§ YOUR INSTRUCTIONS: Include the line containing "island_y = [180, 172, 160, 43, -12, 1]" and all lines before it, repeated exactly from the listing below, without pictures.

★ ★ ★ ★ ★

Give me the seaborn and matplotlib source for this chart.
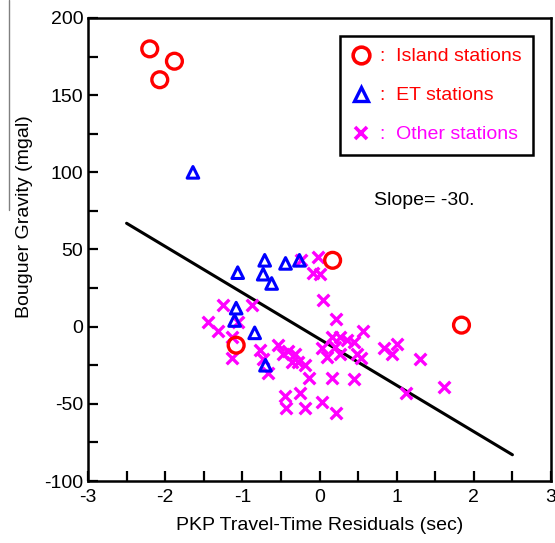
import matplotlib
matplotlib.use("Agg")
import matplotlib.pyplot as plt
from matplotlib.lines import Line2D
import seaborn as sns
import pandas as pd

# ---------------- data ----------------
island_x = [-2.20, -1.88, -2.07, 0.17, -1.08, 1.84]
island_y = [180, 172, 160, 43, -12, 1]

et_x = [-1.64, -1.06, -0.71, -0.73, -0.62, -0.44, -0.26, -1.08, -1.10, -0.84, -0.70]
et_y = [100, 35, 43, 34, 28, 41, 43, 12, 4, -4, -25]

other_x = [-1.45, -1.32, -1.25, -1.13, -1.14, -1.06, -0.88, -0.77, -0.73, -0.67,
           -0.54, -0.47, -0.41, -0.32, -0.36, -0.28, -0.19, -0.13, -0.25, -0.45,
           0.03, -0.19, -0.43, 0.22, -0.24, -0.02, -0.09, 0.00, 0.05, 0.22,
           0.56, 0.16, 0.26, 0.36, 0.45, 0.20, 0.03, 0.10, 0.26, 0.48,
           0.54, 0.16, 0.45, 0.84, 1.00, 0.94, 1.30, 1.12, 1.61]
other_y = [3, -3, 14, -7, -20, 3, 14, -15, -21, -30,
           -12, -18, -16, -18, -23, -23, -25, -33, -43, -45,
           -49, -53, -53, -56, 43, 45, 35, 34, 17, 5,
           -3, -6.5, -6.5, -8.5, -10, -13, -14, -19.5, -18, -18,
           -20, -33, -34, -14, -11, -18, -21, -43, -39]

fit_x = [-2.5, 2.5]
fit_y = [67, -83]

slope_text = "Slope= -30."
legend_labels = [":  Island stations", ":  ET stations", ":  Other stations"]
x_label = "PKP Travel-Time Residuals (sec)"
y_label = "Bouguer Gravity (mgal)"

# ---------------- style ----------------
sns.set_theme(style="white")
plt.rcParams["font.family"] = ["Liberation Sans", "DejaVu Sans"]
plt.rcParams["axes.unicode_minus"] = False

fig = plt.figure(figsize=(5.55, 5.43), dpi=100)
ax = fig.add_axes([88 / 555, 1 - 481 / 543, (551 - 88) / 555, (481 - 18) / 543])

island = pd.DataFrame({"x": island_x, "y": island_y})
et = pd.DataFrame({"x": et_x, "y": et_y})
other = pd.DataFrame({"x": other_x, "y": other_y})

sns.lineplot(x=fit_x, y=fit_y, color="black", linewidth=2.2, ax=ax, zorder=2)
sns.scatterplot(data=other, x="x", y="y", marker="x", s=70, color="#FF00FF",
                linewidth=2.4, ax=ax, zorder=3)
sns.scatterplot(data=et, x="x", y="y", marker="^", s=70, facecolor="none",
                edgecolor="#0000FF", linewidth=2.2, ax=ax, zorder=4)
sns.scatterplot(data=island, x="x", y="y", marker="o", s=130, facecolor="none",
                edgecolor="#FF0000", linewidth=2.4, ax=ax, zorder=5)

ax.set_xlim(-3, 3)
ax.set_ylim(-100, 200)
ax.set_xticks([-3, -2, -1, 0, 1, 2, 3])
ax.set_xticks([-2.5, -1.5, -0.5, 0.5, 1.5, 2.5], minor=True)
ax.set_yticks([-100, -50, 0, 50, 100, 150, 200])
ax.set_yticks([-75, -25, 25, 75, 125, 175], minor=True)
ax.tick_params(axis="both", which="both", direction="in", length=7, width=1.6,
               color="black", labelsize=14, labelcolor="black",
               top=False, right=False, bottom=True, left=True)
ax.tick_params(axis="x", which="major", pad=6)
for sp in ax.spines.values():
    sp.set_linewidth(1.8)
    sp.set_color("black")

ax.set_xlabel(x_label, fontsize=14, color="black", labelpad=8)
ax.set_ylabel(y_label, fontsize=14, color="black")
ax.yaxis.set_label_coords(-0.119, 0.57)

ax.text(0.71, 82, slope_text, fontsize=14, color="black", va="center", ha="left")

handles = [
    Line2D([], [], ls="none", marker="o", mfc="none", mec="#FF0000", mew=2.6, ms=12),
    Line2D([], [], ls="none", marker="^", mfc="none", mec="#0000FF", mew=2.4, ms=9.5),
    Line2D([], [], ls="none", marker="x", color="#FF00FF", mew=2.6, ms=9),
]
leg = ax.legend(handles, legend_labels, loc="upper right",
                bbox_to_anchor=(0.961, 0.961), borderaxespad=0, frameon=True,
                fancybox=False, edgecolor="black", facecolor="white", framealpha=1,
                fontsize=14, labelspacing=1.1, handlelength=1.0,
                handletextpad=0.45, borderpad=0.6)
leg.get_frame().set_linewidth(1.8)
for t, c in zip(leg.get_texts(), ["#FF0000", "#FF0000", "#FF00FF"]):
    t.set_color(c)

fig.add_artist(Line2D([9 / 555, 9 / 555], [1.0, 1 - 210 / 543],
                      transform=fig.transFigure, color="gray", linewidth=1))

fig.savefig("out.png", dpi=100, facecolor="white")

★ ★ ★ ★ ★

§ RIGHT ANSWER:
Give me the seaborn and matplotlib source for this chart.
import matplotlib
matplotlib.use("Agg")
import matplotlib.pyplot as plt
from matplotlib.lines import Line2D
import seaborn as sns
import pandas as pd

# ---------------- data ----------------
island_x = [-2.20, -1.88, -2.07, 0.17, -1.08, 1.84]
island_y = [180, 172, 160, 43, -12, 1]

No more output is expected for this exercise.